**The task**
Don't copy the pictures; return every other part of the records exactly.

Start Data for this exercise

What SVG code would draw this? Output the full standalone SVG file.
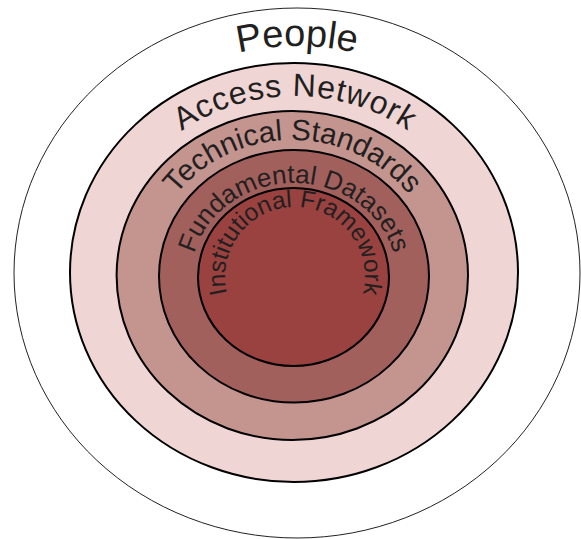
<svg xmlns="http://www.w3.org/2000/svg" width="581" height="539" viewBox="0 0 581 539">
<style>
.ring{stroke:#000;stroke-width:2}
.lbl{font-family:"Liberation Sans",Arial,sans-serif;fill:#231f20;text-anchor:middle}
</style>
<defs>
<path id="pPeople" d="M87.4,386.5 A242,227 0 1 1 506.6,386.5"/>
<path id="pAccess" d="M131.3,360.75 A189,176.5 0 1 1 458.7,360.75"/>
<path id="pTech" d="M166.9,343.25 A145,135.5 0 1 1 418.1,343.25"/>
<path id="pFund" d="M204.8,324 A103,94 0 1 1 383.2,324"/>
<path id="pInst" d="M234.4,312 A70,70 0 1 1 355.6,312"/>
</defs>
<rect width="581" height="539" fill="#fff"/>
<g id="people">
<ellipse cx="297" cy="273" rx="283" ry="265" fill="#fff" stroke="#222" stroke-width="1"/>
<text class="lbl" font-size="38"><textPath href="#pPeople" startOffset="50%">People</textPath></text>
</g>
<g id="access-network">
<ellipse class="ring" cx="294" cy="272.5" rx="224" ry="209.5" fill="#f0d5d5"/>
<text class="lbl" font-size="32" letter-spacing="0.8"><textPath href="#pAccess" startOffset="50%">Access Network</textPath></text>
</g>
<g id="technical-standards">
<ellipse class="ring" cx="292.3" cy="275.5" rx="175.7" ry="164.5" fill="#c4948f"/>
<text class="lbl" font-size="29.5"><textPath href="#pTech" startOffset="50%">Technical Standards</textPath></text>
</g>
<g id="fundamental-datasets">
<ellipse class="ring" cx="294" cy="276.3" rx="135" ry="126.3" fill="#a2605d"/>
<text class="lbl" font-size="26"><textPath href="#pFund" startOffset="50%">Fundamental Datasets</textPath></text>
</g>
<g id="institutional-framework">
<ellipse class="ring" cx="293.5" cy="277" rx="95.5" ry="89" fill="#9a4240"/>
<text class="lbl" font-size="24.5"><textPath href="#pInst" startOffset="50%">Institutional Framework</textPath></text>
</g>
<g id="connectors"/>
</svg>
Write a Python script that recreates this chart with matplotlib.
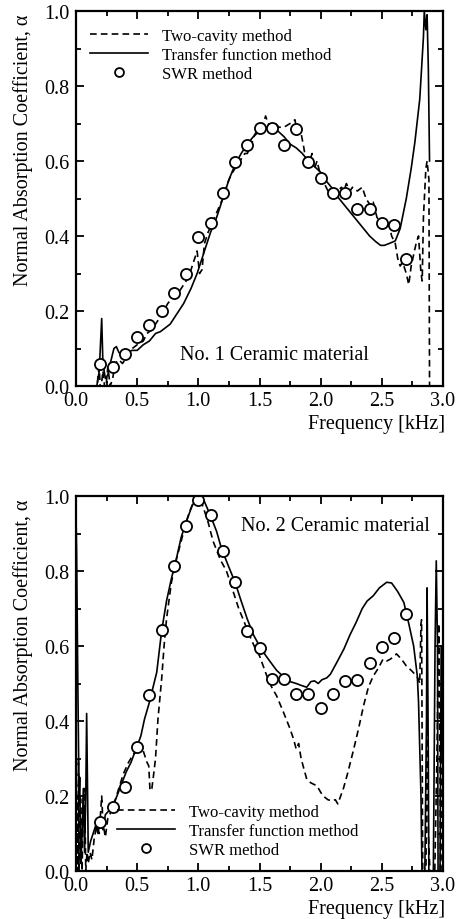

End Data for this exercise

**Exercise result**
What SVG code would draw this? Output the full standalone SVG file.
<svg xmlns="http://www.w3.org/2000/svg" width="581" height="539" viewBox="0 0 581 539">
<style>
.ring{stroke:#000;stroke-width:2}
.lbl{font-family:"Liberation Sans",Arial,sans-serif;fill:#231f20;text-anchor:middle}
</style>
<defs>
<path id="pPeople" d="M87.4,386.5 A242,227 0 1 1 506.6,386.5"/>
<path id="pAccess" d="M131.3,360.75 A189,176.5 0 1 1 458.7,360.75"/>
<path id="pTech" d="M166.9,343.25 A145,135.5 0 1 1 418.1,343.25"/>
<path id="pFund" d="M204.8,324 A103,94 0 1 1 383.2,324"/>
<path id="pInst" d="M234.4,312 A70,70 0 1 1 355.6,312"/>
</defs>
<rect width="581" height="539" fill="#fff"/>
<g id="people">
<ellipse cx="297" cy="273" rx="283" ry="265" fill="#fff" stroke="#222" stroke-width="1"/>
<text class="lbl" font-size="38"><textPath href="#pPeople" startOffset="50%">People</textPath></text>
</g>
<g id="access-network">
<ellipse class="ring" cx="294" cy="272.5" rx="224" ry="209.5" fill="#f0d5d5"/>
<text class="lbl" font-size="32" letter-spacing="0.8"><textPath href="#pAccess" startOffset="50%">Access Network</textPath></text>
</g>
<g id="technical-standards">
<ellipse class="ring" cx="292.3" cy="275.5" rx="175.7" ry="164.5" fill="#c4948f"/>
<text class="lbl" font-size="29.5"><textPath href="#pTech" startOffset="50%">Technical Standards</textPath></text>
</g>
<g id="fundamental-datasets">
<ellipse class="ring" cx="294" cy="276.3" rx="135" ry="126.3" fill="#a2605d"/>
<text class="lbl" font-size="26"><textPath href="#pFund" startOffset="50%">Fundamental Datasets</textPath></text>
</g>
<g id="institutional-framework">
<ellipse class="ring" cx="293.5" cy="277" rx="95.5" ry="89" fill="#9a4240"/>
<text class="lbl" font-size="24.5"><textPath href="#pInst" startOffset="50%">Institutional Framework</textPath></text>
</g>
<g id="connectors"/>
</svg>
Write a Python script that recreates this chart with matplotlib.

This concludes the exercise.